The Dzumsa has given each homestay, hotel and commercial outlet in the area water filters. Water is provided to the guests in steel or alumunium bottles. “The water provided is from Sikkim’s rivers and springs, which are much healthier. We had the water in the area tested in labs,” says Gyatso.
About the bamboo bottles, he says they have requisitioned a thousand of them. “We would have introduced them already but, because of the delay, we will now launch them at our Lachen Losar festival later this year. Of course 1,000 bottles is nothing, but it’s a start.”
Says Chewang Lachenpa, 36, a former LTDC member, “We were in charge of preserving both our culural heritage and our natural surroundings. When we first started, we didn’t know how to manage waste and found that most of it was being dumped in our rivers and forests, and that 60 per cent of it was packaged drinking water.
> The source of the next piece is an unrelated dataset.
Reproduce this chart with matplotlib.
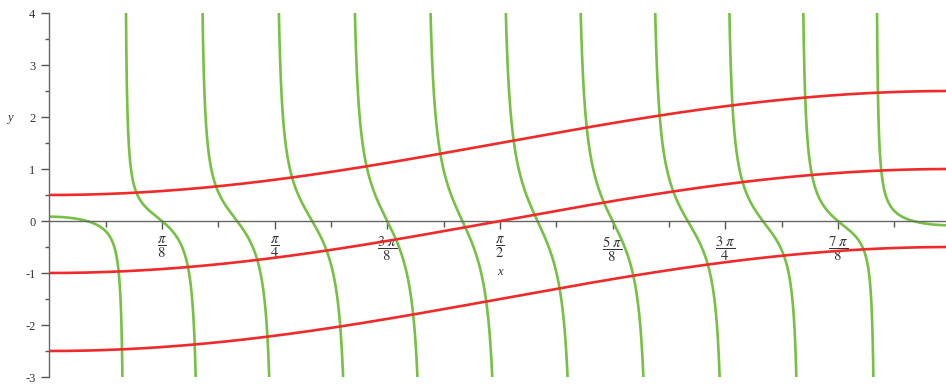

Now, if we find visiting tourists carrying these plastic bottles, the driver accompanying them, usually a local, is fined. It is Rs 500 for a first offence, Rs 1,000 for a second and Rs 2,000 for a third. The fine can go up further for repeat offenders.”
He adds that they are now struggling with waste like wafer and biscuit packets. “If we ban these items, it will really hurt our economy. Plastic carry bags are not that much of a problem really since most residents in any case carry cloth bags or cane baskets.”